■ Goal
Restate each line of the listing exactly, without carrying over any pictures.
+ + +
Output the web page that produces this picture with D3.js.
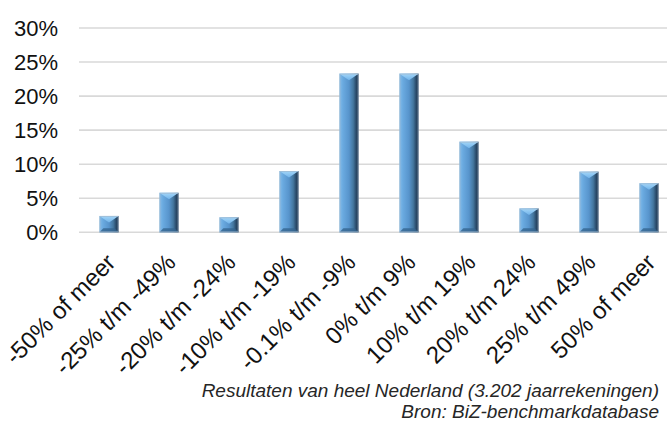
<!DOCTYPE html>
<html>
<head>
<meta charset="utf-8">
<script src="https://cdn.jsdelivr.net/npm/d3@7"></script>
<style>
  html, body { margin: 0; padding: 0; background: #fff; }
  svg { display: block; }
</style>
</head>
<body>
<svg id="chart" width="667" height="422"></svg>
<script>
// Verdeling van de resultaatontwikkeling
const categories = [
  "-50% of meer", "-25% t/m -49%", "-20% t/m -24%", "-10% t/m -19%",
  "-0.1% t/m -9%", "0% t/m 9%", "10% t/m 19%", "20% t/m 24%",
  "25% t/m 49%", "50% of meer"
];
const shares = [0.024, 0.058, 0.022, 0.090, 0.233, 0.233, 0.133, 0.035, 0.089, 0.072];
const yTicks = [0, 0.05, 0.10, 0.15, 0.20, 0.25, 0.30];
const footerLines = [
  "Resultaten van heel Nederland (3.202 jaarrekeningen)",
  "Bron: BiZ-benchmarkdatabase"
];

const svg = d3.select("#chart");
const font = "'Liberation Sans', Arial, sans-serif";

const x = d3.scaleBand().domain(categories).range([79, 679]).paddingInner(0.68).paddingOuter(0.34);
const y = d3.scaleLinear().domain([0, 0.30]).range([232.3, 28]);

// Gradients for the bevelled bars
const defs = svg.append("defs");
const bodyGrad = defs.append("linearGradient").attr("id", "barBody")
  .attr("x1", "0").attr("x2", "1").attr("y1", "0").attr("y2", "0");
[["0%", "#86bde9"], ["18%", "#6aaae0"], ["50%", "#5794cc"], ["72%", "#44779f"], ["86%", "#2b4d6d"], ["100%", "#1b3047"]]
  .forEach(([o, c]) => bodyGrad.append("stop").attr("offset", o).attr("stop-color", c));
const capGrad = defs.append("linearGradient").attr("id", "barTop")
  .attr("x1", "0").attr("x2", "0").attr("y1", "0").attr("y2", "1");
[["0%", "#a4d6f8"], ["100%", "#72b4ea"]]
  .forEach(([o, c]) => capGrad.append("stop").attr("offset", o).attr("stop-color", c));

// Gridlines
svg.append("g").selectAll("line").data(yTicks).join("line")
  .attr("x1", 79).attr("x2", 667)
  .attr("y1", d => y(d)).attr("y2", d => y(d))
  .attr("stroke", "#d9d9d9").attr("stroke-width", 1.6);

// Y axis labels
const yAxis = svg.append("g").attr("transform", "translate(58,0)")
  .call(d3.axisLeft(y).tickValues(yTicks).tickFormat(d3.format(".0%")).tickSize(0).tickPadding(0));
yAxis.select(".domain").remove();
yAxis.selectAll("text")
  .attr("font-family", font).attr("font-size", 22).attr("fill", "#111");

// Bars
const bars = svg.append("g").selectAll("g").data(shares).join("g")
  .attr("transform", (d, i) => `translate(${x(categories[i])},0)`);
const w = x.bandwidth();

bars.append("rect")
  .attr("x", 0).attr("width", w)
  .attr("y", d => y(d)).attr("height", d => y(0) - y(d))
  .attr("fill", "url(#barBody)");

// top bevel: triangle pointing down
bars.append("path")
  .attr("d", d => {
    const t = y(d), h = Math.min(6.5, (y(0) - y(d)) / 2);
    return `M0,${t}L${w},${t}L${w / 2},${t + h}Z`;
  })
  .attr("fill", "url(#barTop)");

// bottom bevel
bars.append("path")
  .attr("d", d => {
    const b = y(0), h = Math.min(4, (y(0) - y(d)) / 3);
    return `M0,${b}L${w},${b}L${w - 4},${b - h}L4,${b - h}Z`;
  })
  .attr("fill", "#35648f").attr("opacity", 0.8);

// outline
bars.append("rect")
  .attr("x", 0.5).attr("width", w - 1)
  .attr("y", d => y(d) + 0.5).attr("height", d => y(0) - y(d) - 1)
  .attr("fill", "none").attr("stroke", "#9fb8cf").attr("stroke-width", 1).attr("opacity", 0.7);

// Category labels, rotated
svg.append("g").selectAll("text").data(categories).join("text")
  .attr("transform", d => `translate(${x(d) + w / 2 + 8},264) rotate(-45)`)
  .attr("text-anchor", "end")
  .attr("font-family", font).attr("font-size", 24).attr("fill", "#111")
  .text(d => d);

// Footer
svg.append("g").selectAll("text").data(footerLines).join("text")
  .attr("x", 659).attr("y", (d, i) => 397 + i * 21)
  .attr("text-anchor", "end")
  .attr("font-family", font).attr("font-style", "italic").attr("font-size", 19)
  .attr("fill", "#262626")
  .text(d => d);
</script>
</body>
</html>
+ + +
■ Result
Output the web page that produces this picture with D3.js.
<!DOCTYPE html>
<html>
<head>
<meta charset="utf-8">
<script src="https://cdn.jsdelivr.net/npm/d3@7"></script>
<style>
  html, body { margin: 0; padding: 0; background: #fff; }
  svg { display: block; }
</style>
</head>
<body>
<svg id="chart" width="667" height="422"></svg>
<script>
// Verdeling van de resultaatontwikkeling
const categories = [
  "-50% of meer", "-25% t/m -49%", "-20% t/m -24%", "-10% t/m -19%",
  "-0.1% t/m -9%", "0% t/m 9%", "10% t/m 19%", "20% t/m 24%",
  "25% t/m 49%", "50% of meer"
];
const shares = [0.024, 0.058, 0.022, 0.090, 0.233, 0.233, 0.133, 0.035, 0.089, 0.072];
const yTicks = [0, 0.05, 0.10, 0.15, 0.20, 0.25, 0.30];
const footerLines = [
  "Resultaten van heel Nederland (3.202 jaarrekeningen)",
  "Bron: BiZ-benchmarkdatabase"
];

const svg = d3.select("#chart");
const font = "'Liberation Sans', Arial, sans-serif";

const x = d3.scaleBand().domain(categories).range([79, 679]).paddingInner(0.68).paddingOuter(0.34);
const y = d3.scaleLinear().domain([0, 0.30]).range([232.3, 28]);

// Gradients for the bevelled bars
const defs = svg.append("defs");
const bodyGrad = defs.append("linearGradient").attr("id", "barBody")
  .attr("x1", "0").attr("x2", "1").attr("y1", "0").attr("y2", "0");
[["0%", "#86bde9"], ["18%", "#6aaae0"], ["50%", "#5794cc"], ["72%", "#44779f"], ["86%", "#2b4d6d"], ["100%", "#1b3047"]]
  .forEach(([o, c]) => bodyGrad.append("stop").attr("offset", o).attr("stop-color", c));
const capGrad = defs.append("linearGradient").attr("id", "barTop")
  .attr("x1", "0").attr("x2", "0").attr("y1", "0").attr("y2", "1");
[["0%", "#a4d6f8"], ["100%", "#72b4ea"]]
  .forEach(([o, c]) => capGrad.append("stop").attr("offset", o).attr("stop-color", c));

// Gridlines
svg.append("g").selectAll("line").data(yTicks).join("line")
  .attr("x1", 79).attr("x2", 667)
  .attr("y1", d => y(d)).attr("y2", d => y(d))
  .attr("stroke", "#d9d9d9").attr("stroke-width", 1.6);

// Y axis labels
const yAxis = svg.append("g").attr("transform", "translate(58,0)")
  .call(d3.axisLeft(y).tickValues(yTicks).tickFormat(d3.format(".0%")).tickSize(0).tickPadding(0));
yAxis.select(".domain").remove();
yAxis.selectAll("text")
  .attr("font-family", font).attr("font-size", 22).attr("fill", "#111");

// Bars
const bars = svg.append("g").selectAll("g").data(shares).join("g")
  .attr("transform", (d, i) => `translate(${x(categories[i])},0)`);
const w = x.bandwidth();

bars.append("rect")
  .attr("x", 0).attr("width", w)
  .attr("y", d => y(d)).attr("height", d => y(0) - y(d))
  .attr("fill", "url(#barBody)");

// top bevel: triangle pointing down
bars.append("path")
  .attr("d", d => {
    const t = y(d), h = Math.min(6.5, (y(0) - y(d)) / 2);
    return `M0,${t}L${w},${t}L${w / 2},${t + h}Z`;
  })
  .attr("fill", "url(#barTop)");

// bottom bevel
bars.append("path")
  .attr("d", d => {
    const b = y(0), h = Math.min(4, (y(0) - y(d)) / 3);
    return `M0,${b}L${w},${b}L${w - 4},${b - h}L4,${b - h}Z`;
  })
  .attr("fill", "#35648f").attr("opacity", 0.8);

// outline
bars.append("rect")
  .attr("x", 0.5).attr("width", w - 1)
  .attr("y", d => y(d) + 0.5).attr("height", d => y(0) - y(d) - 1)
  .attr("fill", "none").attr("stroke", "#9fb8cf").attr("stroke-width", 1).attr("opacity", 0.7);

// Category labels, rotated
svg.append("g").selectAll("text").data(categories).join("text")
  .attr("transform", d => `translate(${x(d) + w / 2 + 8},264) rotate(-45)`)
  .attr("text-anchor", "end")
  .attr("font-family", font).attr("font-size", 24).attr("fill", "#111")
  .text(d => d);

// Footer
svg.append("g").selectAll("text").data(footerLines).join("text")
  .attr("x", 659).attr("y", (d, i) => 397 + i * 21)
  .attr("text-anchor", "end")
  .attr("font-family", font).attr("font-style", "italic").attr("font-size", 19)
  .attr("fill", "#262626")
  .text(d => d);
</script>
</body>
</html>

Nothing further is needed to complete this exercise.